WFP: Ending hunger - 3 things that need to happen after the Paris agreement
The World Food Programme’s vision is to eradicate hunger by 2030, a bold aim in the Sustainable Development Goals (SDGs). The SDGs require us to leave nobody behind and to meet the needs of those furthest behind first. The Paris Agreement, reached at COP 21 in December, prioritizes those most vulnerable to climate change, including the 795 million hungry people in the world today. While it is an unprecedented success, it needs to be backed up with urgent action.
At the end of 2015, over 190 countries concluded a historic agreement on climate change in Paris. This agreement represents a major step forward in the global effort to tackle climate change and end hunger, but what comes next is even more important.
Climate disasters are one of the leading causes of hunger, and nowhere is urgent action needed more than in the communities and countries around the world suffering from food insecurity.

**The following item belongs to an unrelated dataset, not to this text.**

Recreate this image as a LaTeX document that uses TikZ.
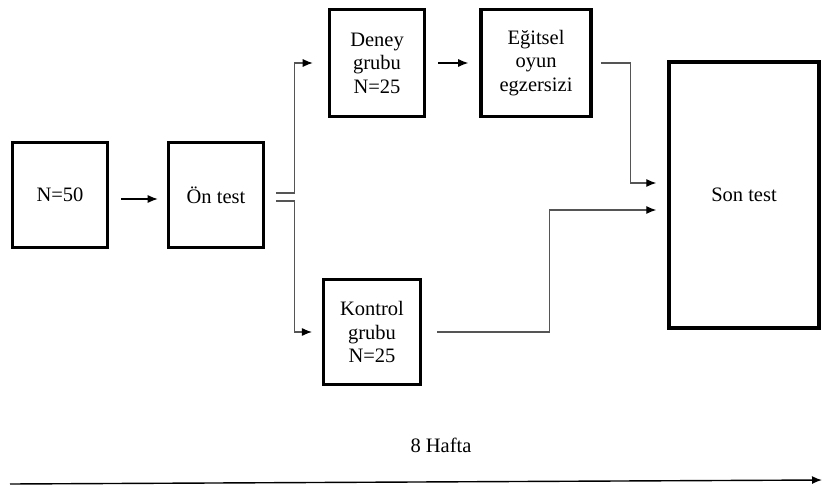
\documentclass[tikz,border=0pt]{standalone}
\usepackage{fontspec}
\setmainfont{Liberation Serif}
\definecolor{linegrey}{HTML}{555555}
\usetikzlibrary{arrows.meta, positioning, calc}

\begin{document}
\begin{tikzpicture}[
        x=0.03cm, y=-0.03cm,
        block/.style={rectangle, draw=black, line width=3pt, fill=white, align=center, minimum width=2.85cm, minimum height=3.15cm, font=\fontsize{17.5}{20}\selectfont},
        line/.style={draw, line width=0.9pt, color=linegrey, -{Latex[length=3mm, width=2.4mm, color=black]}},
        tip/.style={draw, line width=1pt, color=black, -{Latex[length=3mm, width=2.4mm]}}
    ]
        \useasboundingbox (0,0) rectangle (822,487);

        % Start: sample -> pre-test
        \node [block] (sample) at (60,195) {N=50};
        \node [block] (pretest) at (216,195) {Ön test};

        % Groups
        \node [block, minimum height=3.2cm] (exp) at (377,63) {Deney\\grubu\\N=25};
        \node [block, minimum width=3.3cm, minimum height=3.2cm] (game) at (536,63) {Eğitsel\\oyun\\egzersizi};
        \node [block, minimum width=2.9cm] (ctrl) at (372,332) {Kontrol\\grubu\\N=25};

        % Post-test
        \node [block, minimum width=4.5cm, minimum height=7.98cm] (posttest) at (744,195) {Son test};

        % Connections
        \draw [tip] ($(sample.east)+(12,4)$) -- ($(pretest.west)+(-9,4)$);
        \draw [line] ($(pretest.east)+(11,-2)$) -- ++(18,0) |- ($(exp.west)+(-15,0)$);
        \draw [line] ($(pretest.east)+(11,6)$) -- ++(18,0) |- ($(ctrl.west)+(-10,0)$);
        \draw [tip] ($(exp.east)+(12,0)$) -- ($(game.west)+(-11,0)$);

        % Into the post-test
        \draw [line] ($(game.east)+(8,0)$) -- ++(30,0) |- ($(posttest.west)+(-11,-12)$);
        \draw [line] ($(ctrl.east)+(15,0)$) -- ++(112,0) |- ($(posttest.west)+(-11,15)$);

        % Time line
        \node [font=\fontsize{17.5}{20}\selectfont] (weeks) at (441,445) {8 Hafta};
        \coordinate (tstart) at (10,484);
        \coordinate (tend) at (822,480);
        \draw [tip, line width=1.2pt] (tstart) -- (tend);

    \end{tikzpicture}
\end{document}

Climate change has a disproportionately negative impact on food-insecure people, 80 percent of whom live in countries that are prone to natural disasters and face high levels of environmental degradation, amplifying the impact of floods and droughts. Climate change could increase the risk of hunger and malnutrition by up to 20 percent by 2050, and could reduce potential agricultural output by up to 30 percent in Africa and up to 21 percent in Asia.
The Paris Agreement recognizes the importance of achieving food security and eradicating hunger and poverty – but what needs to happen next? Massive investment and action is needed to help people build their resilience to climate shocks, become food secure and to thrive under a changing climate.
1. Addressing both the root causes and consequences of climate change.
The agreement indicates that despite rapid efforts to address greenhouse gas emissions, major investments in adaptation will be needed, especially for the most vulnerable people. The Climate Change and Food Insecurity Vulnerability Index – developed by the UK Met Office and WFP and launched in Paris –demonstrates how important large-scale action to both mitigate and adapt will be in our efforts to end hunger by 2030 and beyond.
2. Innovation and flexible, predictable funding.
The agreement recognizes that losses and damages will occur because of increasingly intense and frequent climate extremes. The Paris Agreement makes a major push to address these losses and damages through improved early warning systems, emergency preparedness, comprehensive risk assessment and management, climate risk insurance and efforts to build the resilience of communities, livelihoods and ecosystems. The Food Security Climate Resilience Facility (FoodSECuRE), launched at COP 21, is one effort by WFP to respond to this need by blending scientific weather forecasting and flexible finance mechanisms.
FoodSECuRE is a ground-breaking tool that triggers action before disasters occur based on a forecast (forecast-based financing) so that communities can prepare for a disaster months in advance. FoodSECuRE also ensures funding during and after shocks, because only through multi-year funding can we build the long-term resilience of vulnerable people to climate change. A FoodSECuRE analysis in Niger and Sudan suggests that responding ahead of disasters lowers the cost of future humanitarian response by half. If we add resilience building to the equation, the cost drops even further.
3. Linking social protection and adaptation.
This represents one of the most important ways to channel investments to the most vulnerable and ensure that large-scale efforts to reduce disaster risk in vulnerable communities are implemented.
WFP and Oxfam America have been testing and scaling up the R4 Rural Resilience Initiative for the last five years as a way to demonstrate how this can be done. R4 combines insurance, safety nets and disaster risk reduction.
To support the implementation of the Paris Agreement, WFP, together with communities, partners and governments, will be taking forward these innovative efforts and many others – such as helping governments to develop and implement national adaptation plans – to translate the ambition of Paris into action to eradicate hunger in communities around the world.